Em 28 [de Maio de 1969], às 00H25, um Gr In de mais de 100 elementos flagelou com 3 Can s/r, Mort 82, LGF, ML, MP e PM, durante cerca de 40 minutos, o aquartelamento de Bambadinca, causando 2 feridos ligeiros" (...)

(...) "Depois de sair de Mafra fui para o extinto BC 8 em Elvas, como comandantes estavam o Pimbas e a Alzira. De lá seguimos para Abrantes para formar o Batalhão [de Caçadores] 2852 e depois Guiné.

"Só tenho boas recordações deles. Ainda serão vivos ? Bem espero.

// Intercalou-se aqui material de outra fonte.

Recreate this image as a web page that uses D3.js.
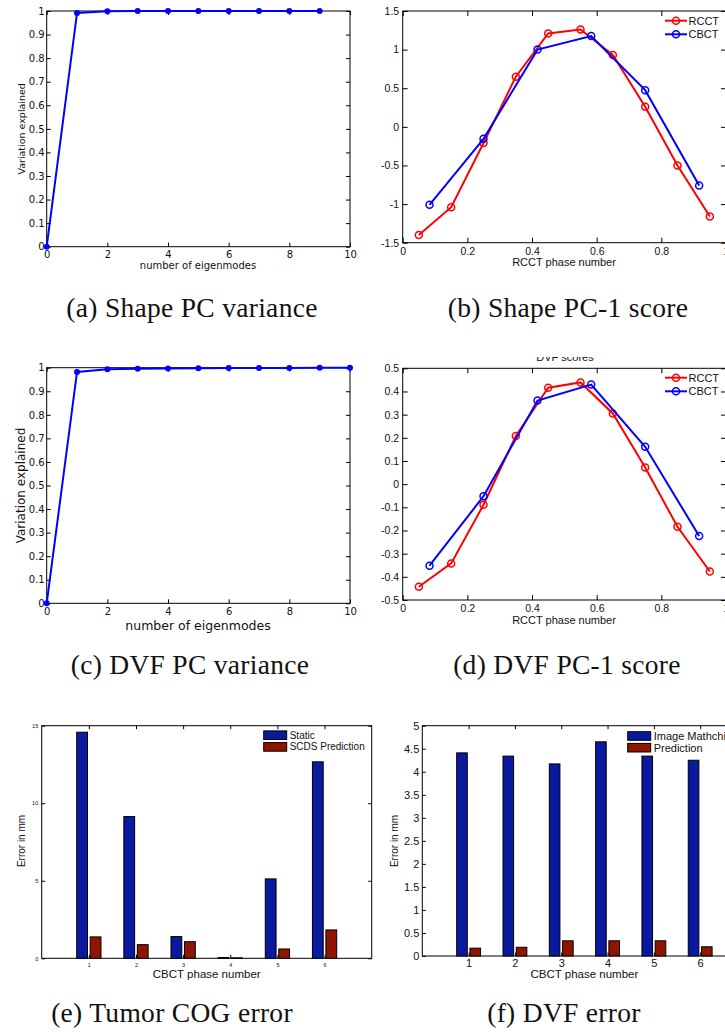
<!DOCTYPE html>
<html>
<head>
<meta charset="utf-8">
<script src="https://cdn.jsdelivr.net/npm/d3@7"></script>
<style>
  body { margin: 0; background: #fff; }
  svg { display: block; }
</style>
</head>
<body>
<svg id="fig" width="725" height="1036"></svg>
<script>
// ---- data ----
var modesShape = [0, 1, 2, 3, 4, 5, 6, 7, 8, 9];
var varShape = [0, 0.992, 0.999, 1.0, 1.0, 1.0, 1.0, 1.0, 1.0, 1.0];
var modesDVF = [0, 1, 2, 3, 4, 5, 6, 7, 8, 9, 10];
var varDVF = [0, 0.982, 0.993, 0.996, 0.997, 0.998, 0.999, 0.999, 0.999, 1.0, 1.0];

var rcctPhase = [0.05, 0.15, 0.25, 0.35, 0.45, 0.55, 0.65, 0.75, 0.85, 0.95];
var cbctPhase = [0.083, 0.25, 0.417, 0.583, 0.75, 0.917];
var shapeRCCT = [-1.40, -1.04, -0.21, 0.65, 1.21, 1.26, 0.93, 0.26, -0.50, -1.16];
var shapeCBCT = [-1.01, -0.155, 1.0, 1.175, 0.475, -0.76];
var dvfRCCT = [-0.443, -0.342, -0.089, 0.208, 0.416, 0.439, 0.305, 0.072, -0.184, -0.377];
var dvfCBCT = [-0.352, -0.052, 0.361, 0.430, 0.161, -0.224];

var cbctPhases = [1, 2, 3, 4, 5, 6];
var cogStatic = [14.58, 9.14, 1.40, 0.05, 5.12, 12.67];
var cogSCDS = [1.38, 0.88, 1.07, 0.03, 0.60, 1.83];
var dvfMatch = [4.41, 4.34, 4.17, 4.65, 4.34, 4.25];
var dvfPred = [0.17, 0.19, 0.33, 0.33, 0.33, 0.20];

var captions = ['(a) Shape PC variance', '(b) Shape PC-1 score', '(c) DVF PC variance',
  '(d) DVF PC-1 score', '(e) Tumor COG error', '(f) DVF error'];

var svg = d3.select('#fig');
var MPL = 'DejaVu Sans', MAT = 'Liberation Sans';
var BAR_BLUE = '#0a1a9e', BAR_RED = '#8f1500';

var numFmt = function(d) {
  var v = +d.toFixed(2);
  return v === 0 ? '0' : String(v);
};

// box with inward ticks on all four sides
var frame = function(g, x, y, o) {
  var x0 = x.range()[0], x1 = x.range()[1], y0 = y.range()[0], y1 = y.range()[1];
  var bottom = g.append('g').attr('transform', 'translate(0,' + y0 + ')')
    .call(d3.axisBottom(x).tickValues(o.xt).tickFormat(o.xf || numFmt)
      .tickSizeInner(-o.tl).tickSizeOuter(0).tickPadding(o.xpad));
  var left = g.append('g').attr('transform', 'translate(' + x0 + ',0)')
    .call(d3.axisLeft(y).tickValues(o.yt).tickFormat(o.yf || numFmt)
      .tickSizeInner(-o.tl).tickSizeOuter(0).tickPadding(o.ypad));
  g.append('g').attr('transform', 'translate(0,' + y1 + ')')
    .call(d3.axisTop(x).tickValues(o.xt).tickFormat('').tickSizeInner(-o.tl).tickSizeOuter(0));
  g.append('g').attr('transform', 'translate(' + x1 + ',0)')
    .call(d3.axisRight(y).tickValues(o.yt).tickFormat('').tickSizeInner(-o.tl).tickSizeOuter(0));
  g.selectAll('.domain').remove();
  g.selectAll('.tick line').attr('stroke', '#000');
  bottom.selectAll('text').attr('font-family', o.font).attr('font-size', o.xfs).attr('fill', '#111');
  left.selectAll('text').attr('font-family', o.font).attr('font-size', o.yfs).attr('fill', '#111');
  g.append('rect').attr('x', x0).attr('y', y1).attr('width', x1 - x0).attr('height', y0 - y1)
    .attr('fill', 'none').attr('stroke', '#000').attr('stroke-width', 1);
};

var label = function(g, txt, cx, cy, font, size, rotate) {
  g.append('text').text(txt)
    .attr('transform', 'translate(' + cx + ',' + cy + ')' + (rotate ? ' rotate(-90)' : ''))
    .attr('text-anchor', 'middle').attr('dominant-baseline', 'central')
    .attr('font-family', font).attr('font-size', size).attr('fill', '#111');
};

// ---- (a), (c): variance explained ----
var drawVariance = function(modes, vals, top, bottom, o) {
  var g = svg.append('g');
  var x = d3.scaleLinear().domain([0, 10]).range([46.7, 350]);
  var y = d3.scaleLinear().domain([0, 1]).range([bottom, top]);
  frame(g, x, y, { xt: d3.range(0, 11, 2), yt: d3.range(0, 1.01, 0.1), tl: 4,
    xpad: o.xpad, ypad: 2, font: MPL, xfs: 10, yfs: 10 });
  var pts = modes.map(function(m, i) { return [m, vals[i]]; });
  g.append('path').datum(pts)
    .attr('d', d3.line().x(function(d) { return x(d[0]); }).y(function(d) { return y(d[1]); }))
    .attr('fill', 'none').attr('stroke', '#0000ff').attr('stroke-width', 2);
  g.selectAll('circle.m').data(pts).enter().append('circle')
    .attr('cx', function(d) { return x(d[0]); }).attr('cy', function(d) { return y(d[1]); })
    .attr('r', 3).attr('fill', '#0000ff');
  label(g, 'Variation explained', 21, (top + bottom) / 2, MPL, o.yls, true);
  label(g, 'number of eigenmodes', 198, o.xly, MPL, o.xls, false);
};

drawVariance(modesShape, varShape, 11, 246.7, { xpad: 4, yls: 9.5, xls: 10, xly: 265.5 });
drawVariance(modesDVF, varDVF, 367.7, 603.3, { xpad: 5, yls: 12, xls: 12.5, xly: 625 });

// ---- (b), (d): PC-1 scores ----
var drawScores = function(rc, cb, top, bottom, dom, step, legY) {
  var g = svg.append('g');
  var x = d3.scaleLinear().domain([0, 1]).range([402.7, 726]);
  var y = d3.scaleLinear().domain(dom).range([bottom, top]);
  var yt = d3.range(Math.round((dom[1] - dom[0]) / step) + 1).map(function(i) { return dom[0] + i * step; });
  frame(g, x, y, { xt: [0, 0.2, 0.4, 0.6, 0.8, 1], yt: yt, tl: 5,
    xpad: 4.5, ypad: 3.5, font: MAT, xfs: 10.5, yfs: 10.5 });
  var series = [
    { name: 'RCCT', color: '#ff0000', xs: rcctPhase, ys: rc },
    { name: 'CBCT', color: '#0000ff', xs: cbctPhase, ys: cb }
  ];
  series.forEach(function(s, k) {
    var pts = s.xs.map(function(v, i) { return [v, s.ys[i]]; });
    g.append('path').datum(pts)
      .attr('d', d3.line().x(function(d) { return x(d[0]); }).y(function(d) { return y(d[1]); }))
      .attr('fill', 'none').attr('stroke', s.color).attr('stroke-width', 2);
    g.selectAll('circle.s' + k).data(pts).enter().append('circle')
      .attr('cx', function(d) { return x(d[0]); }).attr('cy', function(d) { return y(d[1]); })
      .attr('r', 3.5).attr('fill', 'none').attr('stroke', s.color).attr('stroke-width', 1.5);
    var ly = legY + k * 13.6;
    g.append('line').attr('x1', 665).attr('x2', 687).attr('y1', ly).attr('y2', ly)
      .attr('stroke', s.color).attr('stroke-width', 2);
    g.append('circle').attr('cx', 676).attr('cy', ly).attr('r', 3.5)
      .attr('fill', 'none').attr('stroke', s.color).attr('stroke-width', 1.5);
    g.append('text').text(s.name).attr('x', 688.5).attr('y', ly)
      .attr('dominant-baseline', 'central').attr('font-family', MAT).attr('font-size', 11).attr('fill', '#111');
  });
  label(g, 'RCCT phase number', 564, bottom + 19.5, MAT, 11, false);
  return g;
};

drawScores(shapeRCCT, shapeCBCT, 11, 242.7, [-1.5, 1.5], 0.5, 20.7);
var gd = drawScores(dvfRCCT, dvfCBCT, 368.3, 600, [-0.5, 0.5], 0.1, 377.7);

// title of (d), cut off at the top in the original
svg.append('defs').append('clipPath').attr('id', 'titleClip')
  .append('rect').attr('x', 400).attr('y', 357).attr('width', 325).attr('height', 10);
gd.append('text').text('DVF scores').attr('x', 565).attr('y', 361)
  .attr('text-anchor', 'middle').attr('clip-path', 'url(#titleClip)')
  .attr('font-family', MAT).attr('font-size', 11).attr('fill', '#111');

// ---- (e), (f): grouped bars ----
var drawBars = function(a, b, names, o) {
  var g = svg.append('g');
  var x = d3.scaleLinear().domain([0, 7]).range(o.xr);
  var y = d3.scaleLinear().domain([0, o.ymax]).range([o.bottom, 725.7]);
  frame(g, x, y, { xt: cbctPhases, yt: d3.range(0, o.ymax + 0.001, o.ystep), tl: 3.5,
    xpad: o.xpad, ypad: o.ypad, font: MAT, xfs: o.tfs, yfs: o.tfs });
  var bw = x(0.229) - x(0);
  [[a, BAR_BLUE, -0.143], [b, BAR_RED, 0.143]].forEach(function(s) {
    g.selectAll(null).data(s[0]).enter().append('rect')
      .attr('x', function(d, i) { return x(cbctPhases[i] + s[2]) - bw / 2; })
      .attr('y', function(d) { return y(d); })
      .attr('width', bw)
      .attr('height', function(d) { return y(0) - y(d); })
      .attr('fill', s[1]).attr('stroke', '#000').attr('stroke-width', 1);
  });
  // legend
  [[BAR_BLUE, names[0]], [BAR_RED, names[1]]].forEach(function(s, k) {
    var ly = o.legY + k * 11.7;
    g.append('rect').attr('x', o.legX).attr('y', ly - 4.3).attr('width', 23).attr('height', 8.6)
      .attr('fill', s[0]).attr('stroke', '#000').attr('stroke-width', 1);
    g.append('text').text(s[1]).attr('x', o.legX + 26).attr('y', ly)
      .attr('dominant-baseline', 'central').attr('font-family', MAT).attr('font-size', o.lfs).attr('fill', '#111');
  });
  label(g, 'Error in mm', o.ylx, 841, MAT, 10, true);
  label(g, 'CBCT phase number', (o.xr[0] + o.xr[1]) / 2, 973.5, MAT, 11.5, false);
};

drawBars(cogStatic, cogSCDS, ['Static', 'SCDS Prediction'],
  { xr: [41.7, 371.7], bottom: 958.3, ymax: 15, ystep: 5, tfs: 5.5, xpad: 4.5, ypad: 3.5,
    legX: 263.7, legY: 735.2, lfs: 10, ylx: 21.7 });
drawBars(dvfMatch, dvfPred, ['Image Mathching', 'Prediction'],
  { xr: [422.3, 746.5], bottom: 956, ymax: 5, ystep: 0.5, tfs: 11, xpad: 3, ypad: 3,
    legX: 627.7, legY: 736, lfs: 11, ylx: 394.3 });

// ---- sub-captions ----
var capPos = [[192, 307], [568, 307], [190, 664], [567, 664], [172, 1012], [564, 1012]];
svg.selectAll('text.cap').data(captions).enter().append('text')
  .attr('class', 'cap').text(function(d) { return d; })
  .attr('x', function(d, i) { return capPos[i][0]; })
  .attr('y', function(d, i) { return capPos[i][1]; })
  .attr('text-anchor', 'middle').attr('dominant-baseline', 'central')
  .attr('font-family', 'Liberation Serif').attr('font-size', 27.5)
  .attr('letter-spacing', 0.3).attr('fill', '#111');
</script>
</body>
</html>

O Pimbas nasceu para ser professor, nunca um militar. Na casa comercial que era do meu Pai, na Rua da Prata, Casa dos Pneus, cruzei-me com ele. Falámos, estava ele na altura no tribunal, em Santa Clara" (...).

(...) "Conheci mal o Pimbas, conheci mal o Corte-Real, conheci mal o Magalhães Filipe, e ainda bem... Parece que eram todos bons homens, ex-professores, que ao fim de trinta anos de carreira, haviam descoberto não ter vocação militar...

"É necessário distinguir, entre a tropa miliciana, civís militarizados à força, e investidos em funções para as quais não estavam preparados, e os profissionais, designadamente os Oficiais Superiores. Comandar um Batalhão exigia possuir qualidades de liderança, determinação e coragem, que a não existirem, deviam ter impedido a Promoção. Sabemos todos, e alguns pelas piores razões, que assim não sucedeu. (...) Muitos viram, sentiram e sofreram, as prepotentes arrogâncias, os ocos autoritarismos e as criminosas incompetências" (...).